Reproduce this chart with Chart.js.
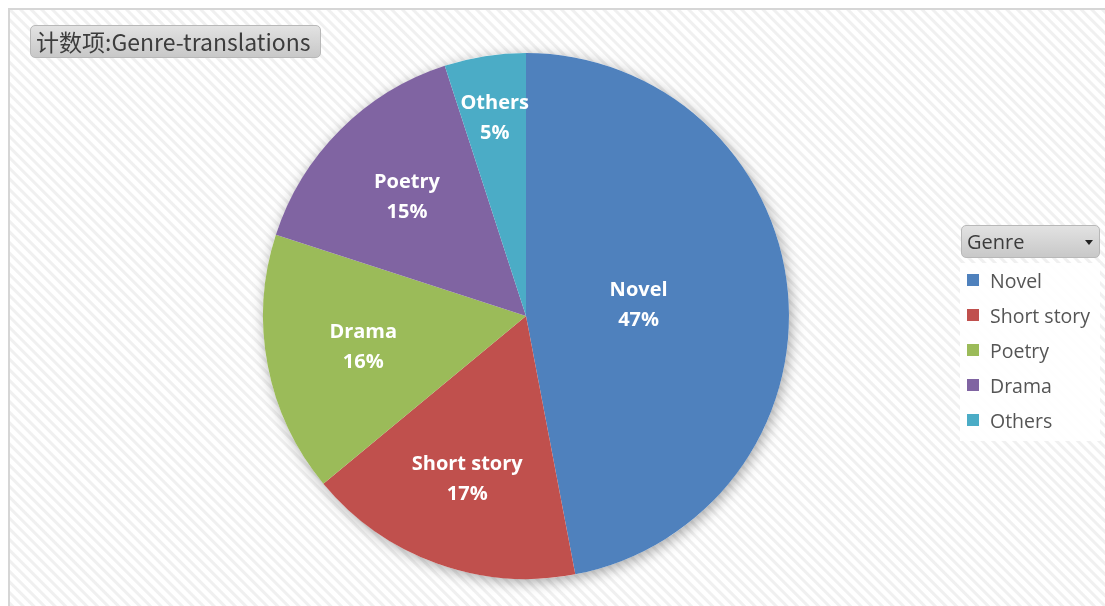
<!DOCTYPE html>
<html>
<head>
<meta charset="utf-8">
<script src="https://cdn.jsdelivr.net/npm/chart.js@4"></script>
<style>
  html, body { margin: 0; padding: 0; background: #fff; }
  body { width: 1105px; height: 606px; position: relative; overflow: hidden;
         font-family: "Open Sans", "Noto Sans CJK SC", sans-serif; }
  #panel { position: absolute; left: 8px; top: 8px; right: -4px; bottom: -4px;
           border-top: 2px solid #d6d6d6; border-left: 2px solid #d6d6d6;
           background: repeating-linear-gradient(45deg, #ffffff 0 2.5px, #f0f0f0 3.5px 5.5px, #ffffff 6.5px 7.5px); }
  #wrap { position: absolute; left: 0; top: 0; width: 1105px; height: 606px; }
  .btn { position: absolute; border: 1px solid #b8b8b8; border-radius: 5px; color: #3c3c3c;
         background: linear-gradient(#e2e2e2, #c8c8c8); box-sizing: border-box; }
  #title { left: 30px; top: 25px; width: 291px; height: 33px; font-size: 23px; line-height: 30px;
           padding-left: 5px; font-family: "Noto Sans CJK SC", sans-serif; white-space: nowrap; }
  #field { left: 961px; top: 225px; width: 139px; height: 33px; font-size: 20px; line-height: 31px;
           padding-left: 5px; }
  #field:after { content: ""; position: absolute; right: 6px; top: 14px;
                 border-left: 4px solid transparent; border-right: 4px solid transparent; border-top: 5px solid #222; }
  #legend { position: absolute; left: 960px; top: 263px; width: 140px; height: 178px;
            background: rgba(255,255,255,0.9); margin: 0; padding: 0; list-style: none; }
  #legend li { height: 35px; font-size: 19.5px; line-height: 35px; color: #555; padding-left: 30px;
               position: relative; white-space: nowrap; }
  #legend li span { position: absolute; left: 7px; top: 11px; width: 12px; height: 12px; }
</style>
</head>
<body>
<div id="panel"></div>
<div id="wrap"><canvas id="pie"></canvas></div>
<div class="btn" id="title">计数项:Genre-translations</div>
<div class="btn" id="field">Genre</div>
<ul id="legend"></ul>
<script>
// legend order / series
const genres = ['Novel', 'Short story', 'Poetry', 'Drama', 'Others'];
const percents = [47, 17, 16, 15, 5];
// names printed on the slices
const sliceNames = ['Novel', 'Short story', 'Drama', 'Poetry', 'Others'];
const colors = ['#4f81bd', '#c0504d', '#9bbb59', '#8064a2', '#4bacc6'];

const legend = document.querySelector('#legend');
genres.forEach((g, i) => {
    const li = document.createElement('li');
    li.innerHTML = '<span style="background:' + colors[i] + '"></span>' + g;
    legend.appendChild(li);
});

// soft drop shadow under the pie
const pieShadow = {
    id: 'pieShadow',
    beforeDatasetsDraw(chart) {
        const arc = chart.getDatasetMeta(0).data[0];
        const ctx = chart.ctx;
        ctx.save();
        ctx.shadowColor = 'rgba(0,0,0,0.35)';
        ctx.shadowBlur = 14;
        ctx.shadowOffsetX = 2;
        ctx.shadowOffsetY = 3;
        ctx.fillStyle = '#ffffff';
        ctx.beginPath();
        ctx.arc(arc.x, arc.y, arc.outerRadius, 0, Math.PI * 2);
        ctx.fill();
        ctx.restore();
    }
};

// white bold name + percent inside each slice
const sliceLabels = {
    id: 'sliceLabels',
    afterDatasetsDraw(chart, args, opts) {
        const ctx = chart.ctx;
        const ds = chart.data.datasets[0];
        chart.getDatasetMeta(0).data.forEach((arc, i) => {
            const mid = (arc.startAngle + arc.endAngle) / 2;
            const r = arc.outerRadius * opts.dist[i];
            const x = arc.x + Math.cos(mid) * r;
            const y = arc.y + Math.sin(mid) * r;
            ctx.save();
            ctx.fillStyle = '#ffffff';
            ctx.font = 'bold 20px "Open Sans", sans-serif';
            ctx.textAlign = 'center';
            ctx.textBaseline = 'middle';
            ctx.fillText(sliceNames[i], x, y - 15);
            ctx.fillText(ds.data[i] + '%', x, y + 15);
            ctx.restore();
        });
    }
};

new Chart(document.querySelector('#pie').getContext('2d'), {
    type: 'pie',
    data: {
        labels: genres,
        datasets: [{
            data: percents,
            backgroundColor: colors,
            borderWidth: 0
        }]
    },
    options: {
        responsive: true,
        maintainAspectRatio: false,
        animation: false,
        layout: { padding: { left: 263, right: 316, top: 53, bottom: 27 } },
        plugins: {
            legend: { display: false },
            tooltip: { enabled: false },
            sliceLabels: { dist: [0.43, 0.66, 0.63, 0.64, 0.76] }
        }
    },
    plugins: [pieShadow, sliceLabels]
});
</script>
</body>
</html>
-*-*-
- _Requirements_:
Omit the pictures and output all of the other material exactly.

- _Solution to the problem_:
Reproduce this chart with Chart.js.
<!DOCTYPE html>
<html>
<head>
<meta charset="utf-8">
<script src="https://cdn.jsdelivr.net/npm/chart.js@4"></script>
<style>
  html, body { margin: 0; padding: 0; background: #fff; }
  body { width: 1105px; height: 606px; position: relative; overflow: hidden;
         font-family: "Open Sans", "Noto Sans CJK SC", sans-serif; }
  #panel { position: absolute; left: 8px; top: 8px; right: -4px; bottom: -4px;
           border-top: 2px solid #d6d6d6; border-left: 2px solid #d6d6d6;
           background: repeating-linear-gradient(45deg, #ffffff 0 2.5px, #f0f0f0 3.5px 5.5px, #ffffff 6.5px 7.5px); }
  #wrap { position: absolute; left: 0; top: 0; width: 1105px; height: 606px; }
  .btn { position: absolute; border: 1px solid #b8b8b8; border-radius: 5px; color: #3c3c3c;
         background: linear-gradient(#e2e2e2, #c8c8c8); box-sizing: border-box; }
  #title { left: 30px; top: 25px; width: 291px; height: 33px; font-size: 23px; line-height: 30px;
           padding-left: 5px; font-family: "Noto Sans CJK SC", sans-serif; white-space: nowrap; }
  #field { left: 961px; top: 225px; width: 139px; height: 33px; font-size: 20px; line-height: 31px;
           padding-left: 5px; }
  #field:after { content: ""; position: absolute; right: 6px; top: 14px;
                 border-left: 4px solid transparent; border-right: 4px solid transparent; border-top: 5px solid #222; }
  #legend { position: absolute; left: 960px; top: 263px; width: 140px; height: 178px;
            background: rgba(255,255,255,0.9); margin: 0; padding: 0; list-style: none; }
  #legend li { height: 35px; font-size: 19.5px; line-height: 35px; color: #555; padding-left: 30px;
               position: relative; white-space: nowrap; }
  #legend li span { position: absolute; left: 7px; top: 11px; width: 12px; height: 12px; }
</style>
</head>
<body>
<div id="panel"></div>
<div id="wrap"><canvas id="pie"></canvas></div>
<div class="btn" id="title">计数项:Genre-translations</div>
<div class="btn" id="field">Genre</div>
<ul id="legend"></ul>
<script>
// legend order / series
const genres = ['Novel', 'Short story', 'Poetry', 'Drama', 'Others'];
const percents = [47, 17, 16, 15, 5];
// names printed on the slices
const sliceNames = ['Novel', 'Short story', 'Drama', 'Poetry', 'Others'];
const colors = ['#4f81bd', '#c0504d', '#9bbb59', '#8064a2', '#4bacc6'];

const legend = document.querySelector('#legend');
genres.forEach((g, i) => {
    const li = document.createElement('li');
    li.innerHTML = '<span style="background:' + colors[i] + '"></span>' + g;
    legend.appendChild(li);
});

// soft drop shadow under the pie
const pieShadow = {
    id: 'pieShadow',
    beforeDatasetsDraw(chart) {
        const arc = chart.getDatasetMeta(0).data[0];
        const ctx = chart.ctx;
        ctx.save();
        ctx.shadowColor = 'rgba(0,0,0,0.35)';
        ctx.shadowBlur = 14;
        ctx.shadowOffsetX = 2;
        ctx.shadowOffsetY = 3;
        ctx.fillStyle = '#ffffff';
        ctx.beginPath();
        ctx.arc(arc.x, arc.y, arc.outerRadius, 0, Math.PI * 2);
        ctx.fill();
        ctx.restore();
    }
};

// white bold name + percent inside each slice
const sliceLabels = {
    id: 'sliceLabels',
    afterDatasetsDraw(chart, args, opts) {
        const ctx = chart.ctx;
        const ds = chart.data.datasets[0];
        chart.getDatasetMeta(0).data.forEach((arc, i) => {
            const mid = (arc.startAngle + arc.endAngle) / 2;
            const r = arc.outerRadius * opts.dist[i];
            const x = arc.x + Math.cos(mid) * r;
            const y = arc.y + Math.sin(mid) * r;
            ctx.save();
            ctx.fillStyle = '#ffffff';
            ctx.font = 'bold 20px "Open Sans", sans-serif';
            ctx.textAlign = 'center';
            ctx.textBaseline = 'middle';
            ctx.fillText(sliceNames[i], x, y - 15);
            ctx.fillText(ds.data[i] + '%', x, y + 15);
            ctx.restore();
        });
    }
};

new Chart(document.querySelector('#pie').getContext('2d'), {
    type: 'pie',
    data: {
        labels: genres,
        datasets: [{
            data: percents,
            backgroundColor: colors,
            borderWidth: 0
        }]
    },
    options: {
        responsive: true,
        maintainAspectRatio: false,
        animation: false,
        layout: { padding: { left: 263, right: 316, top: 53, bottom: 27 } },
        plugins: {
            legend: { display: false },
            tooltip: { enabled: false },
            sliceLabels: { dist: [0.43, 0.66, 0.63, 0.64, 0.76] }
        }
    },
    plugins: [pieShadow, sliceLabels]
});
</script>
</body>
</html>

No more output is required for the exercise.